28 fevereiro 2008

Estou murchinha e não é falta de água

Não tenho nada de jeito para dizer, mas exactamente por isso me apetece falar.
Não gosto de estar calada, não gosto de silêncios incomodativos. Gosto de falar até não mais poder ouvir a minha própria voz, coisa que até acontece amiúde (felizmente).

Estou murchinha, como o tempo. Oiço os passarinhos lá fora, mas dentro de mim ainda chove. Estou desgostada com as pessoas.
É isso.
Desgostada.

Não falo do meu desgosto de mim, porque esse vivo diariamente, sempre a pensar no que faço de mal e no que podia fazer melhor. Desiludo-me a cada momento, mas agora já vou conseguindo encarar que, apesar do erro, ainda tenho a possibilidade de o consertar e/ou de o não voltar a cometer no futuro. A pessoa perdoa-se a si própria e tudo fica bem.

Mas os outros... gostava de não ficar sentida com certas coisas, porque não é chateada. É sentida. São coisas que me magoam e, sabe-se lá porquê, fico triste por terem acontecido, e por isso não as consigo engolir/ultrapassar assim do pé para a mão.
Normalmente, finjo que vivo bem com essas vicissitudes, e olho só para as árvores a rebentar verdinhas, para o melro poisado no pilar do portão da casa dos meus pais, para os desenhos que as núvens fazem no céu, para as andorinhas que aquecem o ninho duplex na entrada da porta, para os ciclistas que apanho a caminho da escola com aqueles glúteozinhos que parecem, vá, bombons, e a quem não resisto mandar uma apitadela e um aceno de motivação.
Finjo que a vida é bela, porque é suposto sê-la e é de facto. Mas o meu fundinho diz que não, que não é bem assim.

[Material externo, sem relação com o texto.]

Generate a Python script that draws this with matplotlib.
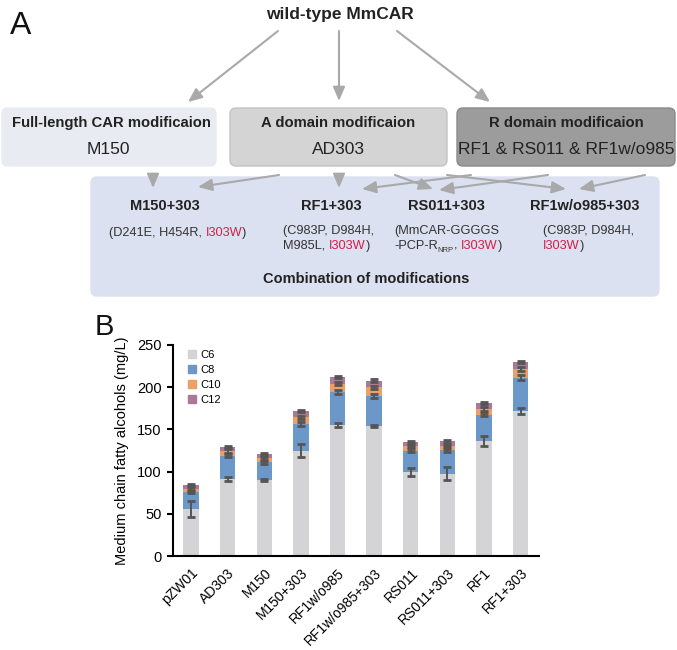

Odeio ter consciência de que o meu sentimento é uma farsa. Uma farsa que sinto e vivo de verdade.
As coisas recompõem-se, o que é diferente de voltar ao que eram. Ajeitam-se, empurram-se e saem daí novas coisas, não necessariamente piores.

A minha orquídea Cymbidium está murchinha. Tipo eu. Amarelou como o meu sorriso, e as folhas esmoreceram como a minha disposição. Tenho-a há 3 anos e depois de uns descuidos de falta de água, seguida de excesso, ela nunca mais foi a mesma. Resiste estoicamente desde o verão, à medida que vai decaindo lentamente, sem qualquer crescimento ou floração. Olho para ela e a esperança começa a esmorecer. Já a vejo como uma planta moribunda, à espera do dia. Sei exactamente como se sente: tristinha por ter sido destratada. Desgostada, no fundo, tal como eu.
Uma planta que em tempos foi de uma beleza extraordinária, com pequenas florinhas carmim subindo em espiral numa guia com 1m de comprimento. Hoje é uma planta com conteúdo, que é muito mais difícil de produzir do que flores e folhas viçosas. Lembra-me diariamente o quanto a negligenciei, na maior parte das vezes por ignorância da minha parte, mas não deixa de me fazer companhia e de teimar em continuar de pé só para não me dar o desgosto.
Adoro aquela orquídea.
E todos os dias o meu olhar preocupado lhe traduz estas palavras.